About 50 prosecutors across the country have launched Conviction Integrity Units to review old cases. Philadelphia’s unit has exonerated 10 murder defendants since last year. Armbrust said the teen defendants in this case “would never have gotten out without a Conviction Integrity Unit. Nobody could believe multiple witnesses would lie about the same event. You just have to wonder about how many cases there are in places where prosecutors aren’t willing to take a serious look at claims of innocence.”

The main players in the conviction of the three men are gone from the justice system. Kincaid, who was featured in the book “Homicide” by David Simon, retired from the Baltimore police in 1990. He said he did not coerce the witnesses to incriminate the three defendants. “No. Come on, no. Hell no,” Kincaid said.

All three defendants always maintained their innocence, and Watkins’s insistence that he was not involved in the killing was captured by Simon while Simon was trailing Kincaid at the Maryland Penitentiary in July 1988.

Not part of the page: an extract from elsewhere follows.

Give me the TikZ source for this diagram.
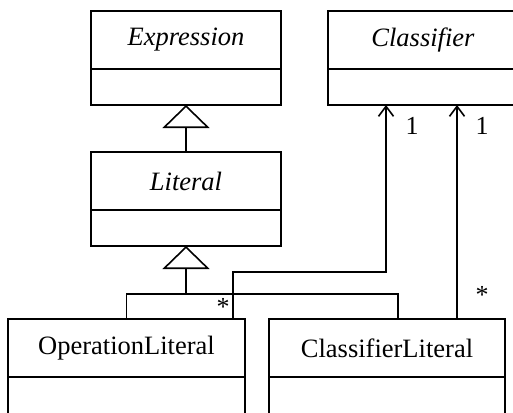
\documentclass[tikz,border=0pt]{standalone}
\usepackage{fontspec}
\setmainfont{Liberation Serif}
\usetikzlibrary{arrows.meta}
\begin{document}
\begin{tikzpicture}[x=1pt,y=-1pt,
  namepart/.style={draw,line width=2.4pt,outer sep=0pt,inner sep=0pt,
    minimum height=58pt,anchor=north west,font=\fontsize{26.5}{31}\selectfont},
  attrpart/.style={draw,line width=2.4pt,outer sep=0pt,inner sep=0pt,
    minimum height=36pt,anchor=north west},
  conn/.style={line width=1.6pt},
  gen/.style={conn,-{Triangle[open,length=23pt,width=47pt,line width=1.6pt,fill=white]}},
  nav/.style={conn,-{Straight Barb[length=10pt,width=15pt,line width=1.6pt]}},
  mult/.style={inner sep=0pt,font=\fontsize{26}{30}\selectfont}]
\useasboundingbox (0,0) rectangle (513,412);
\clip (0,0) rectangle (513,412);

% classes: name compartment + attribute compartment
\node[namepart,minimum width=190pt] (expr) at (91,11) {\textit{Expression}};
\node[attrpart,minimum width=190pt] (expra) at (expr.south west) {};

\node[namepart,minimum width=190pt] (cls) at (328,11) {\textit{Classifier}};
\node[attrpart,minimum width=190pt] (clsa) at (cls.south west) {};

\node[namepart,minimum width=190pt] (lit) at (91,152) {\textit{Literal}};
\node[attrpart,minimum width=190pt] (lita) at (lit.south west) {};

\node[namepart,minimum width=237pt] (op) at (8,319) {OperationLiteral};
\node[attrpart,minimum width=237pt,minimum height=60pt] (opa) at (op.south west) {};

\node[namepart,minimum width=236pt] (cl) at (269,319) {ClassifierLiteral};
\node[attrpart,minimum width=236pt,minimum height=60pt] (cla) at (cl.south west) {};

% generalizations
\draw[gen] (lit.north) -- (expra.south);
\coordinate (split) at (186,294);
\draw[gen] (split) -- (lita.south);
\draw[conn] (op.north) |- (split) -| ([xshift=11]cl.north);

% associations to Classifier
\coordinate (bend) at (386,272);
\draw[nav] ([xshift=106.5]op.north) |- (bend) -- ([xshift=-37]clsa.south);
\draw[nav] ([xshift=70]cl.north) -- ([xshift=34]clsa.south);

% multiplicities
\node[mult] (m1) at (412,126) {1};
\node[mult] (m2) at (482,126) {1};
\node[mult] (m3) at (223,307) {*};
\node[mult] (m4) at (482,295) {*};
\end{tikzpicture}
\end{document}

“You did it,” Kincaid shot back. “The hell I did,” Watkins told him. “You lied then and you lyin’ now.”

“At 16 years old, they threw me in a prison among a bunch of animals,” Watkins, now 52, said in a phone interview Sunday. “The things I had to go through, it was torture. There’s no other way to describe it.”

Stewart, now 53, said his arrest and conviction destroyed his life, and many of his family members died while he was in prison. But after two decades behind bars, he came to accept “the significance of faith and the value of God.” He has been teaching Bible class in prison, and said one day in class he realized, “If this is where God wants me to rest my head for the rest of my life, this is where I’m going to serve Jesus Christ for the rest of my life,” and he was resigned to spend the rest of his life in prison.

Chestnut, Watkins and Stewart had virtually no experience with the law on Nov. 18, 1983, and teachers who saw them in Harlem Park Junior High School that day described them “as silly and immature, not threatening,” said Lauren Lipscomb, the head of the Conviction Integrity Unit. The teens never denied being in the school and said they goofed around at their friends’ houses long into the afternoon after being kicked out of the school about 12:45 p.m.

Duckett was headed to lunch with two friends when someone came up and demanded his Georgetown Starter jacket at 1:15 p.m. His two friends ran. As Duckett was struggling to get the jacket off, he was shot. He ran to the cafeteria and collapsed, conscious but unable to speak, and died two hours later.

“Two individuals called in saying Michael Willis was the shooter,” Lipscomb said. One witness picked Willis out of a photo array as the shooter. Another student saw Willis run from the school and throw away a handgun. The reports on all of this were not given to the defense by the prosecutor Shoup. “You cannot make this up,” Lipscomb said. “It is just outrageous.”

Detective Kincaid showed photos of Chestnut, Watkins and Stewart to three witnesses. Twice, all three witnesses did not identify any of them, the newly released reports show. But the witnesses were repeatedly pulled from school over subsequent months and coached to identify the three teens, Lipscomb said. Kincaid flatly denied this. At trial, with the defense unaware they had not identified the teens initially, their testimony was devastating. All three have now recanted their testimony, Lipscomb said.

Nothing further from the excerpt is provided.